» SUPPLIED RECORDS
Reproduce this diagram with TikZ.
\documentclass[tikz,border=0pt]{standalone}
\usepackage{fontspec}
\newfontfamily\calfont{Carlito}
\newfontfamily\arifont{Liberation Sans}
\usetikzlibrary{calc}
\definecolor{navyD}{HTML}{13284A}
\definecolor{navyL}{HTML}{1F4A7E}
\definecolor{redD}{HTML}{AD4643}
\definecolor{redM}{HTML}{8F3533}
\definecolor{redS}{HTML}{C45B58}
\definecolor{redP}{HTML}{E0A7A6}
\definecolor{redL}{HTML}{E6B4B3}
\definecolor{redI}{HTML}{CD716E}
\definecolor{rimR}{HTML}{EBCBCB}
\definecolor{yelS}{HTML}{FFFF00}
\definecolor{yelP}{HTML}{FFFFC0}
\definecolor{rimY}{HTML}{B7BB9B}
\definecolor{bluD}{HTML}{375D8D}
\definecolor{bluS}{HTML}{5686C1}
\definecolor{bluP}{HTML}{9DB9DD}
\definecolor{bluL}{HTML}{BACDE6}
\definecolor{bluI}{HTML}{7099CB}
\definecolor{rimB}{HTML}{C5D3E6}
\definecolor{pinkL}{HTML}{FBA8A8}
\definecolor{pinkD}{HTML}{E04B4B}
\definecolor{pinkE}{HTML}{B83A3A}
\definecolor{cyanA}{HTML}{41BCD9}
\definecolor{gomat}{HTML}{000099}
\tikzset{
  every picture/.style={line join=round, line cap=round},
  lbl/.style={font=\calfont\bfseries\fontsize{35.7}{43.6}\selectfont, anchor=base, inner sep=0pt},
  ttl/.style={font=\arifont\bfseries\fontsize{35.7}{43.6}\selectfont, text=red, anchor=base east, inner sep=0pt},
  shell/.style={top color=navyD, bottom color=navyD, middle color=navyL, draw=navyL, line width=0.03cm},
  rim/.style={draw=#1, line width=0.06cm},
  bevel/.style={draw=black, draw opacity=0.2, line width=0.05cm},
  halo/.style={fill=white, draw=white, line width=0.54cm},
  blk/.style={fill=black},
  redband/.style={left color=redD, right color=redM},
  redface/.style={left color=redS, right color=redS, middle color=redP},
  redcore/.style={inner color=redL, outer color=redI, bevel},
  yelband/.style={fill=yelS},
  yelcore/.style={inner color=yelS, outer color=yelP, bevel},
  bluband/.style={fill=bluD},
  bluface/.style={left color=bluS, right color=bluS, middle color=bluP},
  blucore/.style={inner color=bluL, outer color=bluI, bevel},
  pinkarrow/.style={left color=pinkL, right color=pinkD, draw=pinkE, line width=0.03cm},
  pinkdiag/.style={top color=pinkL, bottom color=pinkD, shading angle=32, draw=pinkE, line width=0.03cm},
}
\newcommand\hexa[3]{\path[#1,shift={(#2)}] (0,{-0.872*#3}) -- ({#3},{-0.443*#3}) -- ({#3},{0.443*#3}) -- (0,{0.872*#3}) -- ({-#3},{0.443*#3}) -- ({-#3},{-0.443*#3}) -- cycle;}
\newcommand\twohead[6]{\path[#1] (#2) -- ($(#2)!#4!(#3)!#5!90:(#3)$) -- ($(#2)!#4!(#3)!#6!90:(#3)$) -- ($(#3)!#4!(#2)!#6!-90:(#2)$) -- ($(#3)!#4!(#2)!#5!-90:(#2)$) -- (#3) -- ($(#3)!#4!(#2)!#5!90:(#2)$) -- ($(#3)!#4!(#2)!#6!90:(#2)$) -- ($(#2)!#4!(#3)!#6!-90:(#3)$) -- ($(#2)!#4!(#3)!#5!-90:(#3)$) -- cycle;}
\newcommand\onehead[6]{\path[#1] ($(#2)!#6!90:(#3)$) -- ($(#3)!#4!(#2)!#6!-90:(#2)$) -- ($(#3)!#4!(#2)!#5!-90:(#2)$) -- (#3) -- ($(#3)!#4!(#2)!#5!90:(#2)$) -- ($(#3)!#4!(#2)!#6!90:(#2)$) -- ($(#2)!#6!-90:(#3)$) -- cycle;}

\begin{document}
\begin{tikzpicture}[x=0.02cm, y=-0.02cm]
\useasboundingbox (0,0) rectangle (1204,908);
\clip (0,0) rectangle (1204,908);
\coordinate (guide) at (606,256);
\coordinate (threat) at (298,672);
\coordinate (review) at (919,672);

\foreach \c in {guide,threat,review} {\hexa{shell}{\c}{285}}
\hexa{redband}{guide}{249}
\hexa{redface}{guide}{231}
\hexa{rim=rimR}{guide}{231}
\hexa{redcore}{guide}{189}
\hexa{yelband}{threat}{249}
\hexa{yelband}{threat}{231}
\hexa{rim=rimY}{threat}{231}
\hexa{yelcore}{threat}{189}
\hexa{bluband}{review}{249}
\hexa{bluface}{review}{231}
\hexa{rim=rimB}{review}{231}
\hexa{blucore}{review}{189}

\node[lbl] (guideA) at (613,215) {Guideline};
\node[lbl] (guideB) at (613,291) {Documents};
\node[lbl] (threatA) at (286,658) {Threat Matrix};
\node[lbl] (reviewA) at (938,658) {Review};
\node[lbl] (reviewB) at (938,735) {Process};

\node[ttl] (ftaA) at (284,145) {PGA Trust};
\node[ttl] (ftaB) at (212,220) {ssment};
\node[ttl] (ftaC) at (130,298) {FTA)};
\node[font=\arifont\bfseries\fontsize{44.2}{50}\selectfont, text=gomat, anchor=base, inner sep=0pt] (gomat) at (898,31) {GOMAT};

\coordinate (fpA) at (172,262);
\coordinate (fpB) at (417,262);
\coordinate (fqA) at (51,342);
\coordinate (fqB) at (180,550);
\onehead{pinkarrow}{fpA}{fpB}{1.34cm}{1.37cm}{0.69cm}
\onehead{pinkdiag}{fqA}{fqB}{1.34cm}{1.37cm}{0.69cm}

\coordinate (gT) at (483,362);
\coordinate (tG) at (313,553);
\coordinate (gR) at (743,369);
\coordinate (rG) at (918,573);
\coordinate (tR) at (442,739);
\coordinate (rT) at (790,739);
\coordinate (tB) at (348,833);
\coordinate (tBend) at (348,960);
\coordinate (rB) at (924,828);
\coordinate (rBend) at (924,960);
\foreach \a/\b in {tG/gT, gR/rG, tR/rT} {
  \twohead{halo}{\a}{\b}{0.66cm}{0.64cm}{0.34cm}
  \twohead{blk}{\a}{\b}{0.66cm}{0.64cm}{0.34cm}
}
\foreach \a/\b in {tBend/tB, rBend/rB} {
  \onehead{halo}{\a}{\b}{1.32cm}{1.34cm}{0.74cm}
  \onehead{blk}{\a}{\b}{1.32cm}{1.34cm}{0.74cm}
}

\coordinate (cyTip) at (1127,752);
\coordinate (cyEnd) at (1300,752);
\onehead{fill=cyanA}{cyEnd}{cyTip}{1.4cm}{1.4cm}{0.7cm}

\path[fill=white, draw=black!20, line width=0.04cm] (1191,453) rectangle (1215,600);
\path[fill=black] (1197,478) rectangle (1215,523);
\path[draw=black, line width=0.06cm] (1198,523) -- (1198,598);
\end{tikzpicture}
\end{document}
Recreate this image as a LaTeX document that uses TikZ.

» TASK INSTRUCTIONS
Copy down the whole of the data above, matching it exactly.

» REPLY
Reproduce this diagram with TikZ.
\documentclass[tikz,border=0pt]{standalone}
\usepackage{fontspec}
\newfontfamily\calfont{Carlito}
\newfontfamily\arifont{Liberation Sans}
\usetikzlibrary{calc}
\definecolor{navyD}{HTML}{13284A}
\definecolor{navyL}{HTML}{1F4A7E}
\definecolor{redD}{HTML}{AD4643}
\definecolor{redM}{HTML}{8F3533}
\definecolor{redS}{HTML}{C45B58}
\definecolor{redP}{HTML}{E0A7A6}
\definecolor{redL}{HTML}{E6B4B3}
\definecolor{redI}{HTML}{CD716E}
\definecolor{rimR}{HTML}{EBCBCB}
\definecolor{yelS}{HTML}{FFFF00}
\definecolor{yelP}{HTML}{FFFFC0}
\definecolor{rimY}{HTML}{B7BB9B}
\definecolor{bluD}{HTML}{375D8D}
\definecolor{bluS}{HTML}{5686C1}
\definecolor{bluP}{HTML}{9DB9DD}
\definecolor{bluL}{HTML}{BACDE6}
\definecolor{bluI}{HTML}{7099CB}
\definecolor{rimB}{HTML}{C5D3E6}
\definecolor{pinkL}{HTML}{FBA8A8}
\definecolor{pinkD}{HTML}{E04B4B}
\definecolor{pinkE}{HTML}{B83A3A}
\definecolor{cyanA}{HTML}{41BCD9}
\definecolor{gomat}{HTML}{000099}
\tikzset{
  every picture/.style={line join=round, line cap=round},
  lbl/.style={font=\calfont\bfseries\fontsize{35.7}{43.6}\selectfont, anchor=base, inner sep=0pt},
  ttl/.style={font=\arifont\bfseries\fontsize{35.7}{43.6}\selectfont, text=red, anchor=base east, inner sep=0pt},
  shell/.style={top color=navyD, bottom color=navyD, middle color=navyL, draw=navyL, line width=0.03cm},
  rim/.style={draw=#1, line width=0.06cm},
  bevel/.style={draw=black, draw opacity=0.2, line width=0.05cm},
  halo/.style={fill=white, draw=white, line width=0.54cm},
  blk/.style={fill=black},
  redband/.style={left color=redD, right color=redM},
  redface/.style={left color=redS, right color=redS, middle color=redP},
  redcore/.style={inner color=redL, outer color=redI, bevel},
  yelband/.style={fill=yelS},
  yelcore/.style={inner color=yelS, outer color=yelP, bevel},
  bluband/.style={fill=bluD},
  bluface/.style={left color=bluS, right color=bluS, middle color=bluP},
  blucore/.style={inner color=bluL, outer color=bluI, bevel},
  pinkarrow/.style={left color=pinkL, right color=pinkD, draw=pinkE, line width=0.03cm},
  pinkdiag/.style={top color=pinkL, bottom color=pinkD, shading angle=32, draw=pinkE, line width=0.03cm},
}
\newcommand\hexa[3]{\path[#1,shift={(#2)}] (0,{-0.872*#3}) -- ({#3},{-0.443*#3}) -- ({#3},{0.443*#3}) -- (0,{0.872*#3}) -- ({-#3},{0.443*#3}) -- ({-#3},{-0.443*#3}) -- cycle;}
\newcommand\twohead[6]{\path[#1] (#2) -- ($(#2)!#4!(#3)!#5!90:(#3)$) -- ($(#2)!#4!(#3)!#6!90:(#3)$) -- ($(#3)!#4!(#2)!#6!-90:(#2)$) -- ($(#3)!#4!(#2)!#5!-90:(#2)$) -- (#3) -- ($(#3)!#4!(#2)!#5!90:(#2)$) -- ($(#3)!#4!(#2)!#6!90:(#2)$) -- ($(#2)!#4!(#3)!#6!-90:(#3)$) -- ($(#2)!#4!(#3)!#5!-90:(#3)$) -- cycle;}
\newcommand\onehead[6]{\path[#1] ($(#2)!#6!90:(#3)$) -- ($(#3)!#4!(#2)!#6!-90:(#2)$) -- ($(#3)!#4!(#2)!#5!-90:(#2)$) -- (#3) -- ($(#3)!#4!(#2)!#5!90:(#2)$) -- ($(#3)!#4!(#2)!#6!90:(#2)$) -- ($(#2)!#6!-90:(#3)$) -- cycle;}

\begin{document}
\begin{tikzpicture}[x=0.02cm, y=-0.02cm]
\useasboundingbox (0,0) rectangle (1204,908);
\clip (0,0) rectangle (1204,908);
\coordinate (guide) at (606,256);
\coordinate (threat) at (298,672);
\coordinate (review) at (919,672);

\foreach \c in {guide,threat,review} {\hexa{shell}{\c}{285}}
\hexa{redband}{guide}{249}
\hexa{redface}{guide}{231}
\hexa{rim=rimR}{guide}{231}
\hexa{redcore}{guide}{189}
\hexa{yelband}{threat}{249}
\hexa{yelband}{threat}{231}
\hexa{rim=rimY}{threat}{231}
\hexa{yelcore}{threat}{189}
\hexa{bluband}{review}{249}
\hexa{bluface}{review}{231}
\hexa{rim=rimB}{review}{231}
\hexa{blucore}{review}{189}

\node[lbl] (guideA) at (613,215) {Guideline};
\node[lbl] (guideB) at (613,291) {Documents};
\node[lbl] (threatA) at (286,658) {Threat Matrix};
\node[lbl] (reviewA) at (938,658) {Review};
\node[lbl] (reviewB) at (938,735) {Process};

\node[ttl] (ftaA) at (284,145) {PGA Trust};
\node[ttl] (ftaB) at (212,220) {ssment};
\node[ttl] (ftaC) at (130,298) {FTA)};
\node[font=\arifont\bfseries\fontsize{44.2}{50}\selectfont, text=gomat, anchor=base, inner sep=0pt] (gomat) at (898,31) {GOMAT};

\coordinate (fpA) at (172,262);
\coordinate (fpB) at (417,262);
\coordinate (fqA) at (51,342);
\coordinate (fqB) at (180,550);
\onehead{pinkarrow}{fpA}{fpB}{1.34cm}{1.37cm}{0.69cm}
\onehead{pinkdiag}{fqA}{fqB}{1.34cm}{1.37cm}{0.69cm}

\coordinate (gT) at (483,362);
\coordinate (tG) at (313,553);
\coordinate (gR) at (743,369);
\coordinate (rG) at (918,573);
\coordinate (tR) at (442,739);
\coordinate (rT) at (790,739);
\coordinate (tB) at (348,833);
\coordinate (tBend) at (348,960);
\coordinate (rB) at (924,828);
\coordinate (rBend) at (924,960);
\foreach \a/\b in {tG/gT, gR/rG, tR/rT} {
  \twohead{halo}{\a}{\b}{0.66cm}{0.64cm}{0.34cm}
  \twohead{blk}{\a}{\b}{0.66cm}{0.64cm}{0.34cm}
}
\foreach \a/\b in {tBend/tB, rBend/rB} {
  \onehead{halo}{\a}{\b}{1.32cm}{1.34cm}{0.74cm}
  \onehead{blk}{\a}{\b}{1.32cm}{1.34cm}{0.74cm}
}

\coordinate (cyTip) at (1127,752);
\coordinate (cyEnd) at (1300,752);
\onehead{fill=cyanA}{cyEnd}{cyTip}{1.4cm}{1.4cm}{0.7cm}

\path[fill=white, draw=black!20, line width=0.04cm] (1191,453) rectangle (1215,600);
\path[fill=black] (1197,478) rectangle (1215,523);
\path[draw=black, line width=0.06cm] (1198,523) -- (1198,598);
\end{tikzpicture}
\end{document}
Recreate this image as a LaTeX document that uses TikZ.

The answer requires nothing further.